Dodge Charger 67

This was a sub division modeling exercise. The car is not meant to be used in game but could rather be used in a 3D animatic or for product-rendering. I used it to fake an old poster of a commercial that could have been used in the 70's to promote the car.

Of course one could use this model afterwards to bake normal maps for a low-poly version of the car, but this was beyond the scope of the exercise.

Sub-Division modeling

As mentioned, this model was made using Sub-Division (or Sub-D). This technique stems from the early eighties(!) and has been widely used to produce animation movies (e.g. Pixar) or photo-realistic versions of real objects.
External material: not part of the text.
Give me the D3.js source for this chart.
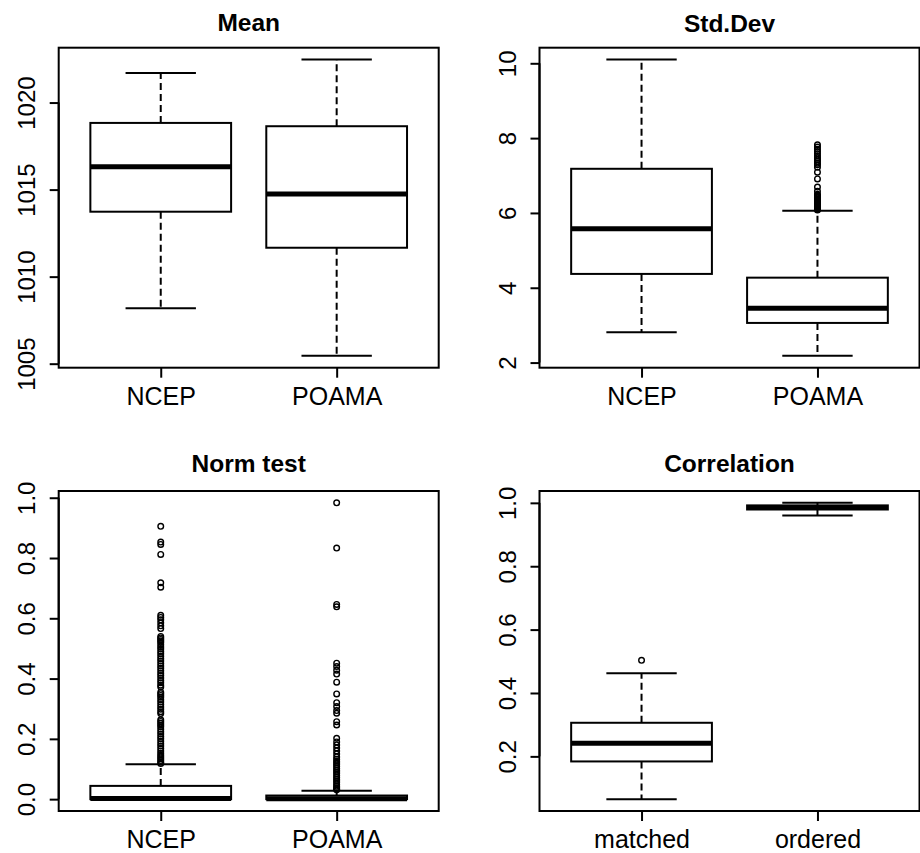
<!DOCTYPE html>
<html>
<head>
<meta charset="utf-8">
<script src="https://cdn.jsdelivr.net/npm/d3@7"></script>
<style>
  html, body { margin: 0; padding: 0; background: #fff; }
  svg { display: block; font-family: "Liberation Sans", Arial, Helvetica, sans-serif; }
</style>
</head>
<body>
<svg id="chart" width="920" height="853"></svg>
<script>
// ---------------- DATA ----------------
const categoriesModel = ["NCEP", "POAMA"];
const categoriesCorr = ["matched", "ordered"];
const titles = ["Mean", "Std.Dev", "Norm test", "Correlation"];

// box statistics: [lower whisker, Q1, median, Q3, upper whisker]
const meanNCEP  = [1008.19, 1013.73, 1016.31, 1018.83, 1021.70];
const meanPOAMA = [1005.45, 1011.66, 1014.74, 1018.64, 1022.47];

const sdNCEP  = [2.81, 4.37, 5.58, 7.18, 10.10];
const sdPOAMA = [2.18, 3.06, 3.45, 4.27, 6.06];
const sdPOAMAOutliers = [7.82, 7.76, 7.70, 7.64, 7.58, 7.52, 7.47, 7.42, 7.38, 7.33, 7.29, 7.22, 7.09,
  6.91, 6.69, 6.58, 6.50, 6.47, 6.44, 6.42, 6.40, 6.38, 6.36, 6.34, 6.32, 6.30, 6.28, 6.26,
  6.24, 6.22, 6.20, 6.18, 6.16, 6.14, 6.12, 6.10, 6.08];

const normNCEP  = [0.000, 0.000, 0.002, 0.044, 0.116];
const normNCEPOutliers = [0.905, 0.853, 0.845, 0.812, 0.718, 0.703, 0.610, 0.603, 0.595, 0.585,
  0.575, 0.566, 0.540, 0.535, 0.530, 0.525, 0.520, 0.512, 0.505, 0.498, 0.490, 0.482, 0.474,
  0.466, 0.458, 0.450, 0.442, 0.434, 0.426, 0.418, 0.410, 0.402, 0.394, 0.386, 0.378, 0.372,
  0.355, 0.350, 0.344, 0.338, 0.330, 0.322, 0.314, 0.306, 0.298, 0.290, 0.284, 0.263, 0.258,
  0.252, 0.246, 0.240, 0.232, 0.224, 0.216, 0.208, 0.200, 0.192, 0.184, 0.176, 0.168, 0.160,
  0.152, 0.146, 0.140, 0.134, 0.128, 0.122, 0.118];
const normPOAMA = [0.000, 0.000, 0.001, 0.012, 0.028];
const normPOAMAOutliers = [0.983, 0.833, 0.646, 0.638, 0.451, 0.440, 0.428, 0.415, 0.388, 0.349,
  0.320, 0.307, 0.294, 0.285, 0.257, 0.246, 0.202, 0.190, 0.180, 0.170, 0.160, 0.150, 0.140,
  0.132, 0.126, 0.120, 0.114, 0.108, 0.102, 0.096, 0.090, 0.084, 0.078, 0.072, 0.066, 0.060,
  0.054, 0.048, 0.043, 0.038, 0.034, 0.031];

const corrMatched = [0.065, 0.184, 0.241, 0.306, 0.462];
const corrMatchedOutliers = [0.503];
const corrOrdered = [0.960, 0.979, 0.985, 0.992, 1.000];

const ticksMean = [1005, 1010, 1015, 1020];
const ticksSd = [2, 4, 6, 8, 10];
const ticksNorm = [0, 0.2, 0.4, 0.6, 0.8, 1.0];
const ticksCorr = [0.2, 0.4, 0.6, 0.8, 1.0];

// ---------------- PANELS ----------------
const panels = [
  { title: titles[0], cats: categoriesModel, boxes: [meanNCEP, meanPOAMA], outliers: [[], []],
    ticks: ticksMean, fmt: d3.format("d"),
    box: { x0: 58.7, x1: 438.7, y0: 47.7, y1: 367.7 }, titleY: 30.7 },
  { title: titles[1], cats: categoriesModel, boxes: [sdNCEP, sdPOAMA], outliers: [[], sdPOAMAOutliers],
    ticks: ticksSd, fmt: d3.format("d"),
    box: { x0: 539.5, x1: 919.5, y0: 47.7, y1: 367.7 }, titleY: 31.5 },
  { title: titles[2], cats: categoriesModel, boxes: [normNCEP, normPOAMA], outliers: [normNCEPOutliers, normPOAMAOutliers],
    ticks: ticksNorm, fmt: d3.format(".1f"),
    box: { x0: 58.7, x1: 438.7, y0: 491, y1: 811 }, titleY: 471.7 },
  { title: titles[3], cats: categoriesCorr, boxes: [corrMatched, corrOrdered], outliers: [corrMatchedOutliers, []],
    ticks: ticksCorr, fmt: d3.format(".1f"),
    box: { x0: 539.5, x1: 919.5, y0: 491, y1: 811 }, titleY: 471.7 }
];

const svg = d3.select("#chart");
const FONT_Y = 24, FONT_X = 25, FONT_T = 24.5;

panels.forEach(p => {
  const g = svg.append("g");
  const b = p.box;

  const allVals = [].concat(...p.boxes, ...p.outliers);
  const [mn, mx] = d3.extent(allVals);
  const ext = (mx - mn) * 0.04;
  const y = d3.scaleLinear().domain([mn - ext, mx + ext]).range([b.y1, b.y0]);
  const x = d3.scaleLinear().domain([0.42, 2.58]).range([b.x0, b.x1]);

  // boxes
  p.boxes.forEach((s, i) => {
    const c = i + 1;
    const [lo, q1, med, q3, hi] = s;
    // whiskers (dashed)
    g.append("line").attr("x1", x(c)).attr("x2", x(c)).attr("y1", y(q3)).attr("y2", y(hi))
      .attr("stroke", "#000").attr("stroke-width", 2).attr("stroke-dasharray", "7,4");
    g.append("line").attr("x1", x(c)).attr("x2", x(c)).attr("y1", y(q1)).attr("y2", y(lo))
      .attr("stroke", "#000").attr("stroke-width", 2).attr("stroke-dasharray", "7,4");
    // staples
    [lo, hi].forEach(v => {
      g.append("line").attr("x1", x(c - 0.2)).attr("x2", x(c + 0.2)).attr("y1", y(v)).attr("y2", y(v))
        .attr("stroke", "#000").attr("stroke-width", 2);
    });
    // box
    g.append("rect").attr("x", x(c - 0.4)).attr("width", x(c + 0.4) - x(c - 0.4))
      .attr("y", y(q3)).attr("height", Math.max(0, y(q1) - y(q3)))
      .attr("fill", "none").attr("stroke", "#000").attr("stroke-width", 2);
    // median
    g.append("line").attr("x1", x(c - 0.4)).attr("x2", x(c + 0.4)).attr("y1", y(med)).attr("y2", y(med))
      .attr("stroke", "#000").attr("stroke-width", 5);
    // outliers
    g.selectAll(null).data(p.outliers[i]).enter().append("circle")
      .attr("cx", x(c)).attr("cy", d => y(d)).attr("r", 2.8)
      .attr("fill", "none").attr("stroke", "#000").attr("stroke-width", 1.4);
  });

  // frame
  g.append("rect").attr("x", b.x0).attr("y", b.y0).attr("width", b.x1 - b.x0).attr("height", b.y1 - b.y0)
    .attr("fill", "none").attr("stroke", "#000").attr("stroke-width", 2);

  // y axis
  const ya = g.append("g").attr("transform", `translate(${b.x0},0)`)
    .call(d3.axisLeft(y).tickValues(p.ticks).tickFormat(p.fmt).tickSize(9).tickSizeOuter(0));
  ya.select(".domain").remove();
  ya.append("line").attr("x1", 0).attr("x2", 0)
    .attr("y1", y(p.ticks[0])).attr("y2", y(p.ticks[p.ticks.length - 1]))
    .attr("stroke", "#000").attr("stroke-width", 2);
  ya.selectAll(".tick line").attr("stroke", "#000").attr("stroke-width", 2);
  ya.selectAll(".tick text")
    .attr("transform", "rotate(-90)")
    .attr("x", 0).attr("y", -24).attr("dy", null)
    .attr("text-anchor", "middle")
    .attr("fill", "#000")
    .style("font-size", FONT_Y + "px")
    .style("font-family", "'Liberation Sans', Arial, sans-serif");

  // x axis
  const xa = g.append("g").attr("transform", `translate(0,${b.y1})`)
    .call(d3.axisBottom(x).tickValues([1, 2]).tickFormat(d => p.cats[d - 1]).tickSize(10).tickSizeOuter(0));
  xa.select(".domain").remove();
  xa.selectAll(".tick line").attr("stroke", "#000").attr("stroke-width", 2);
  xa.selectAll(".tick text")
    .attr("y", 37).attr("dy", null)
    .attr("fill", "#000")
    .style("font-size", FONT_X + "px")
    .style("font-family", "'Liberation Sans', Arial, sans-serif");

  // title
  g.append("text").attr("x", (b.x0 + b.x1) / 2).attr("y", p.titleY)
    .attr("text-anchor", "middle").attr("font-weight", "bold")
    .style("font-size", FONT_T + "px").attr("fill", "#000")
    .text(p.title);
});
</script>
</body>
</html>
In essence the technique converts a coarsely defined object (lower-poly) to a smooth surface mesh by dividing the polies into several others. Several - what they call - refinement schemes or algorithms can be used to define the way these low-poly faces are divided.

But the most common one is implemented in the TurboSmooth modifier in 3dsMax. Actually all you have to know is that:

  1. You have to work with quads(!)
  2. You can have a pole (point where 5 lines end) but on a flat surface only.
  3. If you have 3 parallel edges, the surface will go to the first edge and will try to reach the third edge, approximating the second edge.
  4. The closer you put your edge the sharper the smoothing will be.

What I did?

This was a one-man project

What I've learned

I learned about everything there is to know about modeling a high-poly non-organic object with Sub-D techniques.

  1. Use quads.
  2. Use edge loops to get uniform and controllable bending.
  3. Poles are possible but on flat surfaces.